Go for the part of mathematics that you enjoy most.
Knowledge of mathematics does not have to be an end in itself, but can open doors to new areas and fascinating careers. If you are adaptable, the rigour and insight you learn in mathematics are transferable to other areas that require analytical and thinking skills.
When looking for a job or career, don’t just search under ‘mathematician’, there is a big world out there that needs your skills and enthusiasm; convince them that you will be a good asset to them.
4) Biggest maths/stats regret?
I wish I had realised earlier how wonderful and exciting statistics can be. It is so much more than what you learn in school or in your early university education as ‘statistics’. It integrates areas of pure mathematics, statistical ways of thinking, computing and having to find efficient and workable solutions for real and diverse data and problems.
5) Biggest maths/stats success?
Classical multivariate statistical theory does not meet the needs of big data and problems arising in machine learning or data science. In the last few decades the often-ignored multivariate Gaussian theory has become increasing relevant again – driven by the demands of complex high-dimensional data and data experts who require answers to their problems. The combined research effort of statisticians such as Peter Hall, Iain Johnstone and Steve Marron and many others has led to new frameworks for principal component analysis and discriminant analysis which are suitable for the analysis of modern data with many more variables than observations. My own research in dimension-reduction methods and my research and graduate text Analysis of Multivariate and High-Dimensional Data are both contributions to integrating the classical with the recent theory and bridging the gap between theory, data analysis and computing for our modern big-data era.
6) What do you hope to achieve as the Executive Director of the Choose Maths program?

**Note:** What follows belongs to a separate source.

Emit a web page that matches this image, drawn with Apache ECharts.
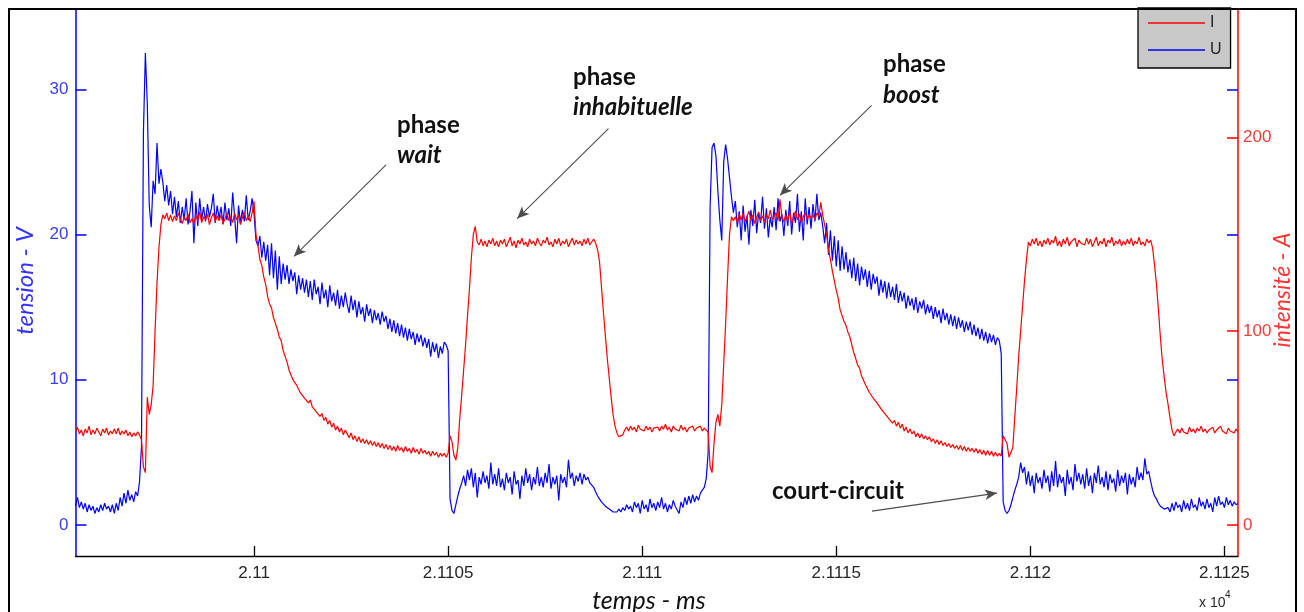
<!DOCTYPE html>
<html><head><meta charset="utf-8">
<script src="https://cdn.jsdelivr.net/npm/echarts@6/dist/echarts.min.js"></script>
<style>html,body{margin:0;padding:0;background:#fff}#c{width:1304px;height:612px}</style>
</head><body><div id="c"></div>
<script>
// sampling grid of the oscilloscope record (ms)
const T0 = 21095.4, DT = 0.05, TMAX = 21125.35;
const xTicks = [21100, 21105, 21110, 21115, 21120, 21125];
const uTicks = [0, 10, 20, 30];
const iTicks = [0, 100, 200];
const uTicksRight = [10, 20, 30];

// tension U (V), one row = 1 ms
const U = [
1.3,1.9,1.2,1.6,1.1,1.5,0.9,1.4,1.0,1.3,0.8,1.2,0.9,1.4,1.0,1.5,1.1,1.3,0.9,1.4,
0.8,1.5,1.0,1.9,1.3,2.2,1.5,2.4,1.7,2.1,1.6,2.3,2.0,3.0,5.4,27.0,32.5,29.0,22.0,20.5,
23.7,22.8,26.3,23.5,24.5,23.6,22.3,23.4,22.0,23.0,21.4,22.6,21.2,22.3,20.8,21.9,21.0,22.5,20.7,21.6,
23.0,19.4,22.2,20.6,22.5,21.0,21.9,20.9,22.1,21.2,21.8,22.8,20.8,22.0,21.1,21.9,20.7,22.2,21.0,21.8,
20.6,22.9,21.2,19.4,22.0,20.8,21.7,20.9,22.7,21.0,21.6,22.5,21.4,19.6,19.2,19.9,18.4,19.5,18.2,19.3,
17.2,19.4,17.0,18.9,16.2,18.5,16.6,18.0,16.9,17.9,16.6,17.6,16.8,17.4,15.9,17.2,16.2,17.0,16.0,16.9,
15.7,16.8,15.5,16.9,15.9,16.4,15.2,16.7,15.6,16.2,15.0,16.5,15.4,16.0,15.1,16.2,14.9,15.8,15.0,16.0,
15.2,14.6,15.8,14.8,15.5,14.3,15.4,14.5,15.0,14.0,15.2,14.4,14.9,13.9,14.8,14.1,14.6,13.8,14.7,14.0,
14.4,13.5,14.2,13.3,14.1,13.2,13.9,13.0,13.8,12.9,13.6,12.7,13.5,12.8,13.3,12.4,13.2,12.6,13.1,12.3,
12.9,12.2,12.8,11.6,12.6,11.9,12.5,11.5,12.3,11.8,12.6,12.4,12.0,1.8,1.0,0.8,1.4,2.0,2.5,2.9,
3.4,2.7,3.8,3.1,3.9,2.6,3.6,1.9,3.3,2.8,3.7,2.9,3.4,2.5,4.3,2.8,3.5,2.7,3.9,2.6,
3.2,2.4,3.6,2.9,3.3,2.1,3.7,2.8,3.1,1.8,3.4,2.7,3.9,2.9,3.5,2.4,3.3,2.8,4.0,2.7,
3.3,2.6,3.6,2.9,4.2,2.5,3.3,2.8,3.4,1.7,3.5,2.9,3.3,2.6,4.5,3.2,3.6,2.7,3.4,3.0,
3.6,2.8,3.5,3.1,3.3,2.9,3.0,2.6,2.3,2.0,1.8,1.6,1.5,1.3,1.2,1.1,1.0,0.9,1.0,0.9,
1.1,0.9,1.2,1.0,1.4,1.1,1.3,0.9,1.6,1.2,1.5,0.8,1.7,1.1,1.4,0.9,1.8,1.2,1.5,1.0,
1.6,1.2,1.9,1.1,1.5,0.9,1.4,1.1,1.7,1.3,1.2,0.8,1.6,1.2,1.9,1.4,2.0,1.5,2.1,1.6,
2.0,1.7,2.2,2.4,2.6,3.2,5.0,21.9,26.0,26.3,25.4,23.0,21.0,19.6,25.0,26.2,25.2,23.9,22.6,21.5,
22.3,20.5,21.6,19.6,22.0,20.2,21.3,19.3,21.7,20.6,22.4,20.1,21.5,20.8,22.6,20.4,21.8,19.8,21.2,20.5,
21.9,20.3,22.5,20.9,21.4,19.9,21.7,20.6,22.3,20.0,21.5,20.8,22.8,20.2,21.6,19.6,22.5,20.7,21.9,20.4,
22.1,20.9,22.8,21.0,21.5,20.6,19.4,20.8,18.6,20.3,18.2,19.9,17.8,19.6,17.5,19.2,17.6,18.8,17.4,18.3,
17.0,18.4,16.8,18.0,16.5,17.8,16.9,17.6,16.4,17.5,16.2,17.3,16.6,17.1,15.8,16.9,16.0,16.8,15.6,16.7,
15.7,16.4,15.5,16.6,15.3,16.1,15.4,16.0,14.9,15.8,15.1,15.6,14.8,15.7,14.6,15.4,14.9,15.5,14.5,15.2,
14.6,15.1,14.2,15.0,14.3,14.8,13.9,14.9,14.1,14.6,13.8,14.5,13.7,14.4,13.5,14.3,13.6,14.1,13.3,14.0,
13.4,14.0,13.1,13.8,13.0,13.6,12.8,13.5,12.7,13.3,12.5,13.2,12.6,13.1,12.4,12.9,12.7,11.8,1.6,1.0,
0.8,1.0,1.4,1.9,2.4,2.8,3.3,4.3,3.6,4.0,2.8,3.7,2.7,3.4,2.2,3.6,2.9,3.3,2.5,3.8,
2.9,3.4,2.3,3.7,2.7,4.4,2.6,3.5,2.9,3.3,2.0,3.8,2.8,3.3,2.4,4.2,3.0,3.6,2.8,3.5,
2.5,3.9,2.7,3.4,2.2,3.6,2.9,4.1,2.8,3.3,2.6,3.7,2.4,3.5,2.9,3.2,2.3,3.8,2.7,3.4,
2.9,3.6,2.1,3.5,2.8,3.3,2.6,4.0,3.1,3.6,3.1,4.6,3.5,3.7,3.0,2.4,2.0,1.8,1.5,1.3,
1.2,1.1,1.0,1.2,0.9,1.5,1.0,1.6,1.2,1.4,0.9,1.7,1.1,1.5,1.0,1.8,1.2,1.4,1.0,1.9,
1.3,1.6,1.1,1.8,1.2,1.5,0.9,1.9,1.3,2.0,1.4,1.6,1.2,1.9,1.4,1.7,1.3,1.6,1.4,1.5
];

// intensité I (A), one row = 1 ms
const I = [
48,50.5,47,49,46,49.5,47.5,51,46.5,49,47,50,48,46,49.5,47.5,50,46.5,48.5,47,
49.5,47,50,46.5,48.5,47,49,46,48,45.5,47.5,46,48,46.5,44,30,27,66,57,62,
72,100,125,143,155,160,158,161,157,160,156.5,159.5,157,161,158,155.5,159,157,160.5,156,
158,155.5,160,157,161.5,156,159,157.5,160.5,155,158.5,161,156.5,159.5,157,160,155.5,158,161,157,
159,156,161,157.5,160,155,158.5,161.5,157,159.5,156.5,161,167,150,144,137,134,128,124,118,
114,112,107,104,101,97,95,90,87,84,80,79,75,75.5,72,71.5,68,69,65.5,66,
63,64.5,61,62,58.5,59.5,56,57.5,54,55.5,52,54,50.5,52.5,49,51,48,50,46.5,49,
47,45,47.5,44,46,43,45.5,42.5,44.5,42,44,41.5,43.5,41,43,40.5,42.5,40,42,39.5,
41.5,39,41,38.5,40.5,38,41,38.5,40,37.5,40.5,38,39.5,37,40,37.5,39,36.5,39.5,37,
38.5,36.5,38,35.5,38,36,37.5,35,37,35.5,37,35,37,46,43,36,33.5,40,55,67,
80,93,108,122,138,150,154,146,144.5,147.5,144,146.5,143.5,147,145,148,144,146.5,143.5,147,
145,147.5,143.5,146,148.5,144,146.5,143,147,145,148,144.5,146,143.5,147.5,145,146.5,144,148,145.5,
144,147,145.5,148.5,144.5,146,143.5,147.5,145,148,144,146.5,145,147.5,143.5,146,148,144.5,147,145,
146.5,144,147.5,145,148,144.5,146,147.5,145.5,142,136,123,110,98,86,76,66,57,51,47.5,
45.5,44.5,46.5,49,50.5,48.5,51,49,50.5,48,51.5,49.5,50,48.5,51,49,50.5,48,50,49,
50.5,48.5,51,49.5,52,49,50.5,48,51,49.5,50,48.5,51.5,49,50.5,48,50,49.5,51,48.5,
50,49,51,48.5,50,49.5,48,30,27,42,53,57,51,62,83,104,128,150,159,157,
159,156,160.5,157.5,161,156.5,159,162,157,160,155.5,158.5,161.5,157,159.5,156,160,158,162.5,157.5,
158,161,157,168,159,156.5,160,157,161.5,155.5,159,162,157.5,160.5,156,159,161,157.5,160,158.5,
160,157.5,161,159,166.5,160,155,150,142,137,131,126,121,117,111,108,105,103,99.5,97,
93,89,86,82.5,81,77,76,72.5,72,68.5,69,65.5,66,63,63.5,60,61,57.5,58,55,
55.5,52.5,54,51,53,50,52,48.5,50.5,47.5,49.5,47,48.5,45.5,47.5,45,47,44.5,46,44,
45.5,43,44.5,42,44,41.5,43.5,41,42.5,40.5,42,40,41.5,39.5,41,39,41,38.5,40.5,38,
40,38,39.5,37.5,39.5,37,39,36.5,38.5,36,38.5,36,38,35.5,37.5,35.5,37,35.5,46,46,
42,35,34.5,40,56,71,87,100,113,126,137,146,144,147.5,145,148,144,146.5,143.5,147,
145,148,144.5,147,145.5,149,144,146.5,143.5,147.5,145,148.5,144,146,145,148,143.5,147,145.5,146.5,
144.5,148,145,147.5,143.5,146,148.5,144,146.5,145,148,143.5,147,145.5,148.5,144,146.5,145,147.5,144,
146.5,144.5,147.5,145,148,144,146.5,145,148.5,144.5,146,144,147.5,145.5,147,143,134,124,111,97,
85,76,68,62,55,49,46,48,49.5,47.5,50,48,49,47,50.5,48,49.5,47.5,50,48.5,
51,48,49.5,47.5,49,48,50.5,47.5,49,48,51,48.5,49.5,47,50,48.5,49,47.5,49.5,48
];

// annotation arrows (tail -> head) in data coordinates (ms, V)
const arrows = [
  [[21103.40, 24.8], [21101.03, 18.5]],
  [[21109.13, 27.3], [21106.78, 21.1]],
  [[21115.91, 28.9], [21113.55, 22.7]],
  [[21115.92, 0.96], [21119.14, 2.2]]
];

const toPairs = arr => arr.map((v, k) => [+(T0 + k * DT).toFixed(2), v]);
const chart = echarts.init(document.getElementById('c'), null, {renderer: 'canvas'});
const tickFont = 'Liberation Sans';
const mid = {align: 'left', verticalAlign: 'middle', textAlign: 'left', textVerticalAlign: 'middle'};
const ctr = {align: 'center', verticalAlign: 'middle', textAlign: 'center', textVerticalAlign: 'middle'};

chart.setOption({
  animation: false,
  backgroundColor: '#ffffff',
  grid: {left: 75.5, right: 66, top: 10, bottom: 56, containLabel: false},
  legend: {
    data: [{name: 'I', icon: 'rect'}, {name: 'U', icon: 'rect'}],
    orient: 'vertical', left: 1138, top: 8,
    padding: [7, 9, 10, 10], itemGap: 11, itemWidth: 57, itemHeight: 1.4,
    backgroundColor: '#c8c8c8', borderColor: '#000', borderWidth: 1.3, borderRadius: 0,
    textStyle: {fontSize: 16, color: '#222', fontFamily: tickFont, lineHeight: 16},
    selectedMode: false
  },
  xAxis: {
    type: 'value', min: T0, max: TMAX,
    axisLine: {onZero: false, lineStyle: {color: '#000', width: 1.3}},
    axisTick: {show: true, inside: true, length: 10, customValues: xTicks, lineStyle: {color: '#000', width: 1.3}},
    axisLabel: {customValues: xTicks, formatter: v => String(parseFloat((v / 1e4).toFixed(4))),
      color: '#262626', fontSize: 17, fontFamily: tickFont, margin: 9},
    splitLine: {show: false}
  },
  yAxis: [
    {type: 'value', position: 'left', min: -2.13, max: 35.46,
      axisLine: {show: true, onZero: false, lineStyle: {color: '#0000ff', width: 1.5}},
      axisTick: {show: true, inside: true, length: 11, customValues: uTicks, lineStyle: {color: '#0000ff', width: 1.5}},
      axisLabel: {customValues: uTicks, color: '#3c3cf0', fontSize: 17, fontFamily: tickFont, margin: 7},
      splitLine: {show: false}},
    {type: 'value', position: 'right', min: -16.0, max: 265.7,
      axisLine: {show: true, onZero: false, lineStyle: {color: '#ff0000', width: 1.5}},
      axisTick: {show: true, inside: true, length: 11, customValues: iTicks, lineStyle: {color: '#ff0000', width: 1.5}},
      axisLabel: {customValues: iTicks, color: '#f03c3c', fontSize: 17, fontFamily: tickFont, margin: 5},
      splitLine: {show: false}},
    {type: 'value', position: 'right', min: -2.13, max: 35.46,
      axisLine: {show: false, onZero: false},
      axisTick: {show: true, inside: true, length: 11, customValues: uTicksRight, lineStyle: {color: '#0000ff', width: 1.5}},
      axisLabel: {show: false}, splitLine: {show: false}}
  ],
  series: [
    {name: 'U', type: 'line', yAxisIndex: 0, data: toPairs(U), symbol: 'none', showSymbol: false,
      color: '#0000ff', lineStyle: {color: '#0000ff', width: 1.2},
      markLine: {silent: true, symbol: ['none', 'arrow'], symbolSize: [8, 12],
        lineStyle: {color: '#4d4d4d', width: 1.1, type: 'solid'}, label: {show: false},
        data: arrows.map(a => [{coord: a[0]}, {coord: a[1]}])}},
    {name: 'I', type: 'line', yAxisIndex: 1, data: toPairs(I), symbol: 'none', showSymbol: false,
      color: '#ff0000', lineStyle: {color: '#ff0000', width: 1.2}}
  ],
  graphic: [
    {type: 'rect', silent: true, z: 100, shape: {x: 9, y: 9, width: 1287, height: 640},
      style: {fill: 'none', stroke: '#000', lineWidth: 2}},
    {type: 'text', x: 25, y: 281, rotation: Math.PI / 2,
      style: Object.assign({text: 'tension - V', font: 'italic 24px Lato', fill: '#3333ff'}, ctr)},
    {type: 'text', x: 1283, y: 290, rotation: Math.PI / 2,
      style: Object.assign({text: 'intensité - A', font: 'italic 23px Lato', fill: '#ff3333'}, ctr)},
    {type: 'text', x: 649, y: 601,
      style: Object.assign({text: 'temps - ms', font: 'italic 25px Lato', fill: '#111'}, ctr)},
    {type: 'text', x: 1199, y: 603,
      style: Object.assign({text: 'x 10', font: '14px Liberation Sans', fill: '#262626'}, mid)},
    {type: 'text', x: 1225, y: 595,
      style: Object.assign({text: '4', font: '10px Liberation Sans', fill: '#262626'}, mid)},
    {type: 'text', x: 397, y: 125, style: Object.assign({text: 'phase', font: 'bold 24px Lato', fill: '#111'}, mid)},
    {type: 'text', x: 397, y: 155, style: Object.assign({text: 'wait', font: 'italic bold 24px Lato', fill: '#111'}, mid)},
    {type: 'text', x: 573, y: 77, style: Object.assign({text: 'phase', font: 'bold 24px Lato', fill: '#111'}, mid)},
    {type: 'text', x: 573, y: 107, style: Object.assign({text: 'inhabituelle', font: 'italic bold 24px Lato', fill: '#111'}, mid)},
    {type: 'text', x: 883, y: 64, style: Object.assign({text: 'phase', font: 'bold 24px Lato', fill: '#111'}, mid)},
    {type: 'text', x: 883, y: 95, style: Object.assign({text: 'boost', font: 'italic bold 24px Lato', fill: '#111'}, mid)},
    {type: 'text', x: 772, y: 491, style: Object.assign({text: 'court-circuit', font: 'bold 24px Lato', fill: '#111'}, mid)}
  ]
});
</script></body></html>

Promoting and enhancing an environment in which girls and young women can keenly embrace mathematics in their education and career choices is what makes the Choose Maths program exciting and worthwhile for me. I hope to make progress towards this goal by breaking down barriers, and by actively promoting and working towards change at educational and government levels and in the workplace. This will help to encourage girls and young women to pursue mathematical areas and applications with the passion that I feel for mathematics.